- Portrayed by: Fiona Glascott Sinead Keenan Denise McCormack Caroline Harvey
- Duration: 1998–2003, 2014–2019
- First appearance: 1998
- Last appearance: 3 January 2019
- Introduced by: Niall Mathews

= Farrah Phelan =

Farrah Phelan (now Clayton) is a fictional character from the Irish television soap opera, Fair City. The character has been portrayed by four actresses in total. The character first appeared onscreen in 1998 played by Fiona Glascott; however, the character left the series to go to London. On her return in 2000, Sinead Keenan was cast in the role. The character left the series for a second time and when she returned for a third time, the role went to Denise McCormack. The character again left the series to take up a photography course in London. In 2014, Caroline Harvey was cast in the role when the character's father Christy Phelan has a stroke.

==Storylines==
===Backstory===
The Phelan family have been part of Fair City since the series began in 1989. Farrah's uncle, Hughie, is the first Phelan to appear in the series. As that character leaves Carrigstown, his mother Eunice Dunstan is introduced to the series and – later – her older son Christy and his wife Renee.

As Hughie and his wife depart Carrigstown, the writers provided his brother and his sister-in-law as replacements. The Doyles – the other major family in Fair City – are growing up so it is thought the series needed a new family. This introduced teenage daughter Farrah to the series.

Farrah is the first of the two Phelan siblings to be introduced. Her brother Floyd is introduced soon after (he has also been played by two separate actors). She also has a half-sister, Heather, whom Floyd unknowingly dated.
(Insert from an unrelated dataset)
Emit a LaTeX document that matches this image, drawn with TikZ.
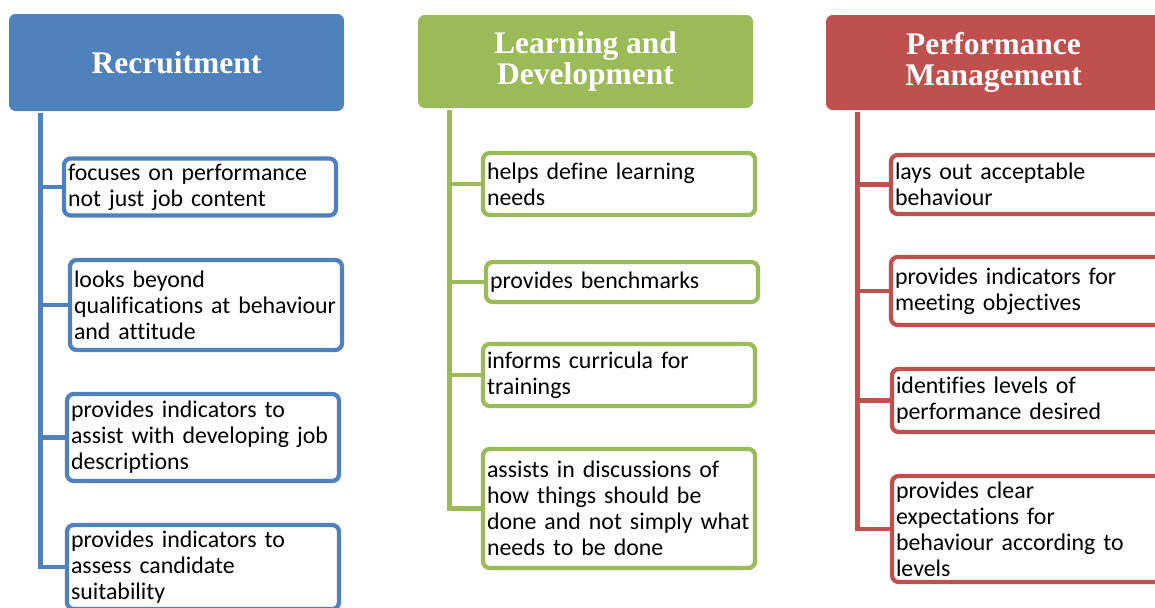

The Phelans would later take over Doyle's shop – now Phelan's Spar.

===Return===
After years living in New Zealand, Farrah returns to Carrigstown along with her husband Max Clayton when her father becomes unwell.

==Development==
The character has had several different styles over the years. Each of the actresses who have played Farrah have brought their own vision to the role. Fiona Glascott played the role as a hippyish guitar playing teen. Later, Sinead Keenan would add a more comic approach to the character. Denise McCormack played a more grounded Farrah. The actress who plays Farrah currently, Caroline Harvey, stated in an interview for the Irish Independent in 2016: "At the start I made the decision to do my own thing, and because there was a long gap between when Denise played Farrah and when I played her, it allowed me some breathing space."